**SET PROBLEM:** Transcribe all of the data exactly. Omit the pictures.

======== DATASET ENTRIES ========

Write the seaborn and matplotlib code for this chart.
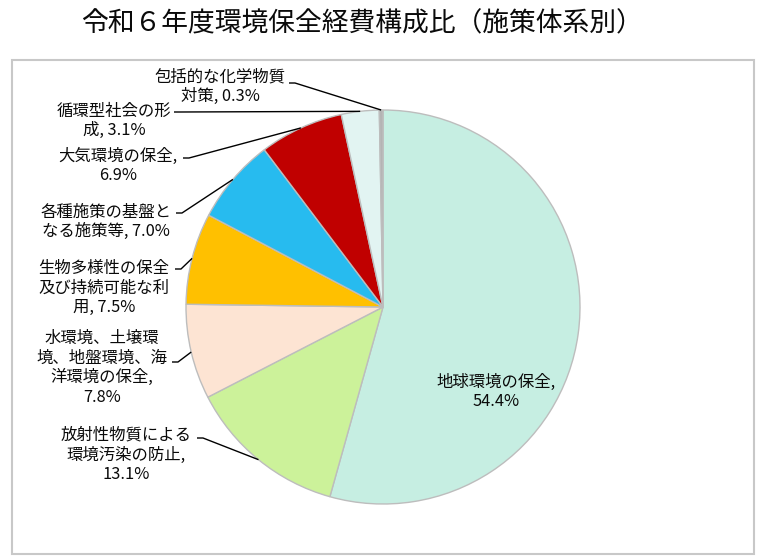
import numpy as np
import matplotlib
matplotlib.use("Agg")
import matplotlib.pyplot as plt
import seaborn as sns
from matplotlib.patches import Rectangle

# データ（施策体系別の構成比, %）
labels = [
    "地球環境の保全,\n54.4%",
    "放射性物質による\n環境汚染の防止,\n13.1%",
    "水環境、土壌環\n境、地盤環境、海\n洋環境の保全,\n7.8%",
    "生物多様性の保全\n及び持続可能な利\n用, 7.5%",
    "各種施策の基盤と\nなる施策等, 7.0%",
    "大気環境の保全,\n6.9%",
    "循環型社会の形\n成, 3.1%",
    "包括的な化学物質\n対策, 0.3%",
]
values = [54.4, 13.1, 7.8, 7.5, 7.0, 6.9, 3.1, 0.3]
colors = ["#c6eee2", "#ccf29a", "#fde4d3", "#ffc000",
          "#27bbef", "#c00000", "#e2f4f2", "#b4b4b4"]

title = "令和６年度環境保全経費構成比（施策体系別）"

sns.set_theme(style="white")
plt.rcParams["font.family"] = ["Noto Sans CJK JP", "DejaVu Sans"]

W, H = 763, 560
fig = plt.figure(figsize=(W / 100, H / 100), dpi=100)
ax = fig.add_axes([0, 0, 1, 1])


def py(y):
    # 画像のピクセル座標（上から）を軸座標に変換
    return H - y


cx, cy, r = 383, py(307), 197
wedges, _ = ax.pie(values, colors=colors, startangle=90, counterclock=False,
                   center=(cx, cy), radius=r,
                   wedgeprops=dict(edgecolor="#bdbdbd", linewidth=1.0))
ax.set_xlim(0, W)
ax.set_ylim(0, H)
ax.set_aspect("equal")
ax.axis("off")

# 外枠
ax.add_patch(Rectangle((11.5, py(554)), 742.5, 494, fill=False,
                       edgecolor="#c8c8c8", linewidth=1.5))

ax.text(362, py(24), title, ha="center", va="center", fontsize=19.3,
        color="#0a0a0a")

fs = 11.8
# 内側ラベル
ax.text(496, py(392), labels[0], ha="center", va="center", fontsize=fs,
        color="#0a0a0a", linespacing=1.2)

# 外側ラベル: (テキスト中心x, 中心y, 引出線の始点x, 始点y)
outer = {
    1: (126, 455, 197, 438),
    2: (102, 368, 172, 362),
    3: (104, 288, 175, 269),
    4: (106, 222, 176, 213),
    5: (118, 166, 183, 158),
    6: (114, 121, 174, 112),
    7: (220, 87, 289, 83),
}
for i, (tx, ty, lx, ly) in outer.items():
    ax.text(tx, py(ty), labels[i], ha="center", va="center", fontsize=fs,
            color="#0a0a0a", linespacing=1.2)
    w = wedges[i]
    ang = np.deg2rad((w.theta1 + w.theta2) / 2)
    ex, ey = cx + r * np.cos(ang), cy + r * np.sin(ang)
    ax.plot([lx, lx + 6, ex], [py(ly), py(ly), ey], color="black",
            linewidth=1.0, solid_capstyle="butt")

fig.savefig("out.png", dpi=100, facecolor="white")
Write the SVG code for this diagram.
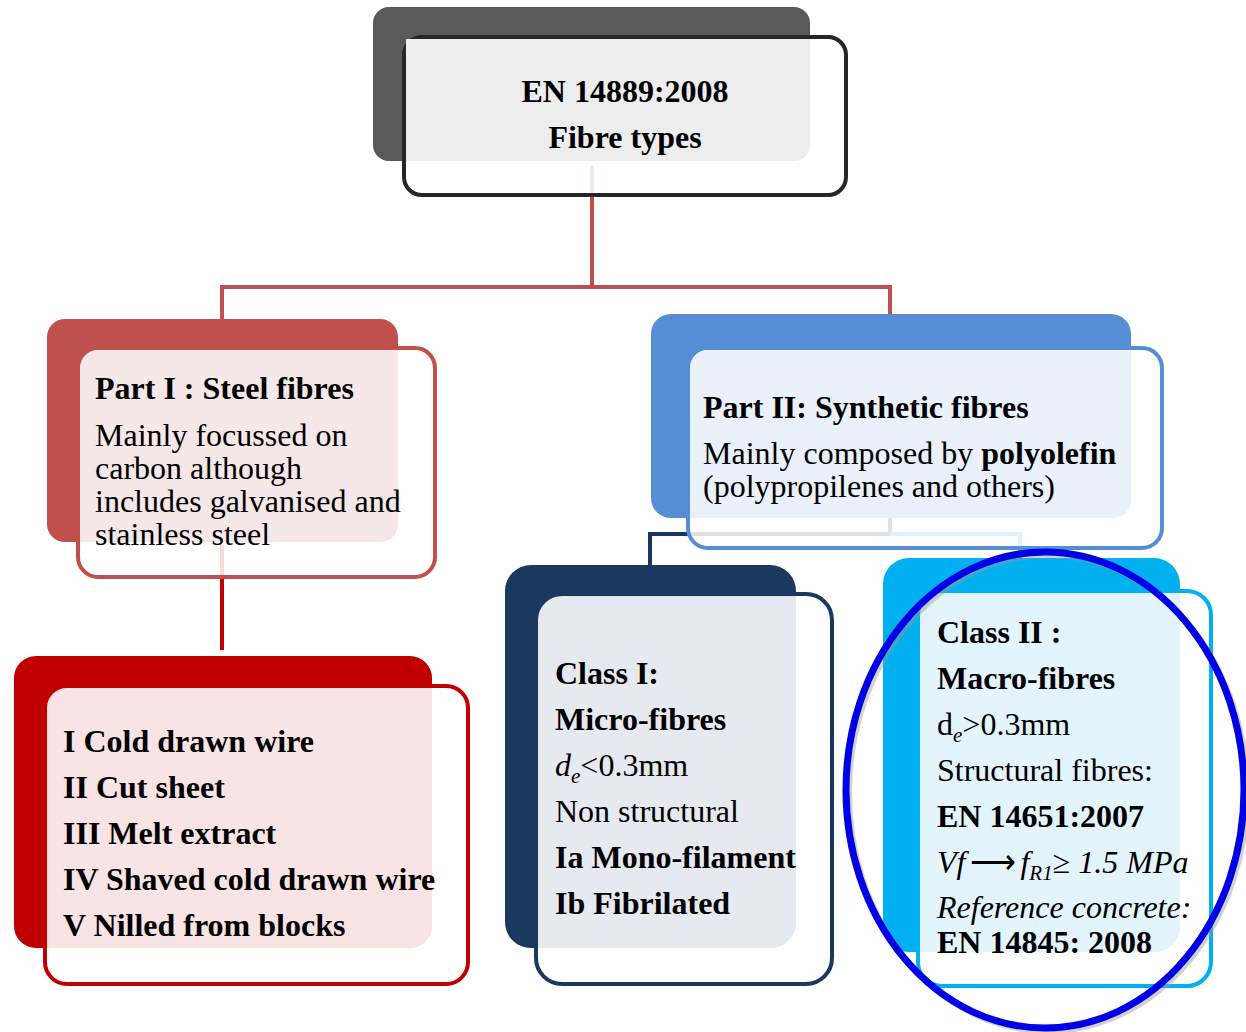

========

**EXERCISE RESULT:**
Write the seaborn and matplotlib code for this chart.
import numpy as np
import matplotlib
matplotlib.use("Agg")
import matplotlib.pyplot as plt
import seaborn as sns
from matplotlib.patches import Rectangle

# データ（施策体系別の構成比, %）
labels = [
    "地球環境の保全,\n54.4%",
    "放射性物質による\n環境汚染の防止,\n13.1%",
    "水環境、土壌環\n境、地盤環境、海\n洋環境の保全,\n7.8%",
    "生物多様性の保全\n及び持続可能な利\n用, 7.5%",
    "各種施策の基盤と\nなる施策等, 7.0%",
    "大気環境の保全,\n6.9%",
    "循環型社会の形\n成, 3.1%",
    "包括的な化学物質\n対策, 0.3%",
]
values = [54.4, 13.1, 7.8, 7.5, 7.0, 6.9, 3.1, 0.3]
colors = ["#c6eee2", "#ccf29a", "#fde4d3", "#ffc000",
          "#27bbef", "#c00000", "#e2f4f2", "#b4b4b4"]

title = "令和６年度環境保全経費構成比（施策体系別）"

sns.set_theme(style="white")
plt.rcParams["font.family"] = ["Noto Sans CJK JP", "DejaVu Sans"]

W, H = 763, 560
fig = plt.figure(figsize=(W / 100, H / 100), dpi=100)
ax = fig.add_axes([0, 0, 1, 1])


def py(y):
    # 画像のピクセル座標（上から）を軸座標に変換
    return H - y


cx, cy, r = 383, py(307), 197
wedges, _ = ax.pie(values, colors=colors, startangle=90, counterclock=False,
                   center=(cx, cy), radius=r,
                   wedgeprops=dict(edgecolor="#bdbdbd", linewidth=1.0))
ax.set_xlim(0, W)
ax.set_ylim(0, H)
ax.set_aspect("equal")
ax.axis("off")

# 外枠
ax.add_patch(Rectangle((11.5, py(554)), 742.5, 494, fill=False,
                       edgecolor="#c8c8c8", linewidth=1.5))

ax.text(362, py(24), title, ha="center", va="center", fontsize=19.3,
        color="#0a0a0a")

fs = 11.8
# 内側ラベル
ax.text(496, py(392), labels[0], ha="center", va="center", fontsize=fs,
        color="#0a0a0a", linespacing=1.2)

# 外側ラベル: (テキスト中心x, 中心y, 引出線の始点x, 始点y)
outer = {
    1: (126, 455, 197, 438),
    2: (102, 368, 172, 362),
    3: (104, 288, 175, 269),
    4: (106, 222, 176, 213),
    5: (118, 166, 183, 158),
    6: (114, 121, 174, 112),
    7: (220, 87, 289, 83),
}
for i, (tx, ty, lx, ly) in outer.items():
    ax.text(tx, py(ty), labels[i], ha="center", va="center", fontsize=fs,
            color="#0a0a0a", linespacing=1.2)
    w = wedges[i]
    ang = np.deg2rad((w.theta1 + w.theta2) / 2)
    ex, ey = cx + r * np.cos(ang), cy + r * np.sin(ang)
    ax.plot([lx, lx + 6, ex], [py(ly), py(ly), ey], color="black",
            linewidth=1.0, solid_capstyle="butt")

fig.savefig("out.png", dpi=100, facecolor="white")
Write the SVG code for this diagram.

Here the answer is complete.